Step one is to recognize your dependencies, i.e. your key stakeholders . You may think that this will be easy. And in a small business, like a convenience store, it initially is: customers, employees, suppliers, and owners. But then you become aware that some of the employees are also owners, and the complexity grows.
The trick is to identify stakeholder roles. The same group of stakeholders can occupy more than one role. Take the example of a dairy cooperative I worked with recently. It was a national distributor of milk and other dairy products and in it, farmers occupied two roles. We described these as: farmers-as-shareholders and farmers-as-suppliers. Its other key stakeholders were distributors; customers-retail; customers-industrial/food service; consumers; and employees. Once you get the knotty key-stakeholder problem sorted out you can move on — but not too fast.

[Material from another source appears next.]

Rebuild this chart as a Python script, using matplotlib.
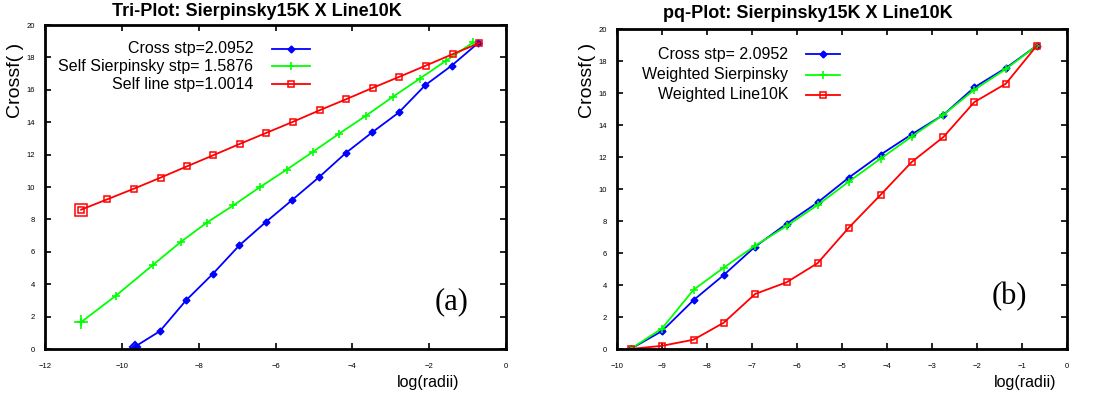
import numpy as np
import matplotlib
matplotlib.use("Agg")
import matplotlib.pyplot as plt

plt.rcParams["font.family"] = ["Liberation Sans", "DejaVu Sans"]

# ---- data ----
# (a) Tri-Plot
x_cross_a = [-9.66, -9.01, -8.33, -7.63, -6.94, -6.25, -5.56, -4.86, -4.17, -3.48, -2.79, -2.10, -1.41, -0.72]
y_cross_a = [0.14, 1.10, 3.00, 4.64, 6.40, 7.84, 9.21, 10.62, 12.10, 13.38, 14.60, 16.29, 17.50, 18.90]

x_sierp_a = [-11.06, -10.15, -9.18, -8.47, -7.79, -7.10, -6.40, -5.71, -5.02, -4.34, -3.64, -2.95, -2.25, -1.56, -0.85]
y_sierp_a = [1.66, 3.30, 5.21, 6.60, 7.80, 8.86, 10.00, 11.07, 12.18, 13.30, 14.41, 15.56, 16.68, 17.80, 18.93]

x_line_a = [-11.06, -10.38, -9.68, -8.99, -8.30, -7.62, -6.93, -6.24, -5.55, -4.85, -4.16, -3.47, -2.78, -2.08, -1.39, -0.69]
y_line_a = [8.60, 9.24, 9.90, 10.58, 11.28, 11.96, 12.66, 13.34, 14.02, 14.74, 15.42, 16.12, 16.80, 17.50, 18.20, 18.89]

# (b) pq-Plot
x_b = [-9.70, -9.00, -8.30, -7.63, -6.93, -6.23, -5.54, -4.85, -4.14, -3.45, -2.75, -2.06, -1.36, -0.67]
y_cross_b = [0.00, 1.12, 3.05, 4.62, 6.40, 7.83, 9.16, 10.71, 12.15, 13.42, 14.63, 16.35, 17.56, 18.96]
y_wsierp_b = [0.00, 1.28, 3.70, 5.08, 6.46, 7.69, 9.00, 10.46, 11.90, 13.28, 14.63, 16.20, 17.50, 18.96]
y_wline_b = [0.00, 0.20, 0.58, 1.64, 3.44, 4.17, 5.37, 7.58, 9.64, 11.69, 13.24, 15.43, 16.58, 18.96]

labels_a = ["Cross stp=2.0952", "Self Sierpinsky stp= 1.5876", "Self line stp=1.0014"]
labels_b = ["Cross stp= 2.0952", "Weighted Sierpinsky", "Weighted Line10K"]

W, H = 1102, 397
fig = plt.figure(figsize=(W / 100, H / 100), dpi=100)

blue, green, red = "#0000ff", "#00ff00", "#ff0000"
LW = 1.3
styles = [
    dict(color=blue, marker="D", ms=3.5, mfc=blue, mec=blue),
    dict(color=green, marker="+", ms=6, mew=1.2),
    dict(color=red, marker="s", ms=5, mfc="none", mec=red, mew=1.1),
]


def style_axes(ax, xmin, xmax, xstep):
    ax.set_xlim(xmin, xmax)
    ax.set_ylim(0, 20)
    ax.set_xticks(np.arange(xmin, xmax + 0.01, xstep))
    ax.set_yticks(np.arange(0, 21, 2))
    ax.tick_params(direction="in", top=True, right=True, labelsize=5.5,
                   length=4, width=1.2)
    ax.tick_params(axis="x", pad=10)
    ax.tick_params(axis="y", pad=7)
    for s in ax.spines.values():
        s.set_linewidth(2)


def legend_rows(labels, x_text, x0, x1, ys):
    for lab, st, yy in zip(labels, styles, ys):
        yf = 1 - yy / H
        fig.text(x_text / W, yf, lab, ha="right", va="center", fontsize=11.5)
        ln = plt.Line2D([x0 / W, (x0 + x1) / 2 / W, x1 / W], [yf] * 3,
                        transform=fig.transFigure, lw=LW, markevery=[1], **st)
        fig.lines.append(ln)


# ---- panel (a) ----
axa = fig.add_axes([45 / W, 1 - 349 / H, 461 / W, 324 / H])
series_a = [(x_cross_a, y_cross_a), (x_sierp_a, y_sierp_a), (x_line_a, y_line_a)]
for (xs, ys), st in zip(series_a, styles):
    axa.plot(xs, ys, lw=LW, **st)
    big = dict(st)
    big["ms"] = st["ms"] * 1.6
    if st["marker"] == "D":
        big["mfc"] = "none"
        big["mew"] = 1.5
    axa.plot(xs[:1], ys[:1], lw=0, **big)
style_axes(axa, -12, 0, 2)
axa.text(0.881, 0.145, "(a)", transform=axa.transAxes, ha="center", va="center",
         fontsize=22, family="Liberation Serif")
fig.text(257 / W, 1 - 12 / H, "Tri-Plot: Sierpinsky15K X Line10K", ha="center", va="center",
         fontsize=13, fontweight="bold")
fig.text(16 / W, 1 - 80 / H, "Crossf( )", rotation=90, ha="center", va="center", fontsize=14)
fig.text(428 / W, 1 - 383 / H, "log(radii)", ha="center", va="center", fontsize=11.5)
legend_rows(labels_a, 253, 272, 310, [49, 66, 84])

# ---- panel (b) ----
axb = fig.add_axes([617 / W, 1 - 349 / H, 450 / W, 320 / H])
series_b = [y_cross_b, y_wsierp_b, y_wline_b]
for ys, st in zip(series_b, styles):
    axb.plot(x_b, ys, lw=LW, **st)
style_axes(axb, -10, 0, 1)
axb.text(0.871, 0.1625, "(b)", transform=axb.transAxes, ha="center", va="center",
         fontsize=22, family="Liberation Serif")
fig.text(808 / W, 1 - 14 / H, "pq-Plot: Sierpinsky15K X Line10K", ha="center", va="center",
         fontsize=13, fontweight="bold")
fig.text(588 / W, 1 - 80 / H, "Crossf( )", rotation=90, ha="center", va="center", fontsize=14)
fig.text(1025 / W, 1 - 383 / H, "log(radii)", ha="center", va="center", fontsize=11.5)
legend_rows(labels_b, 788, 806, 840, [54, 75, 95])

fig.savefig("out.png", dpi=100)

An essential second step, and one that I’ve been guilty of not stressing enough with clients, comes with the word “target.” It’s vitally important to identify your “target customer” before moving forward. Take, for example, the international accounting firm KPMG. Its target customers aren’t mums and dads lodging their annual tax returns, or small businesses that need help with their accounts. That work falls on the shoulders of the suburban accountant. Nor is KPMG’s target mid-size firms with limited budgets. That’s for so called “second-tier” accounting firms. No, KPMG targets large corporates and big government.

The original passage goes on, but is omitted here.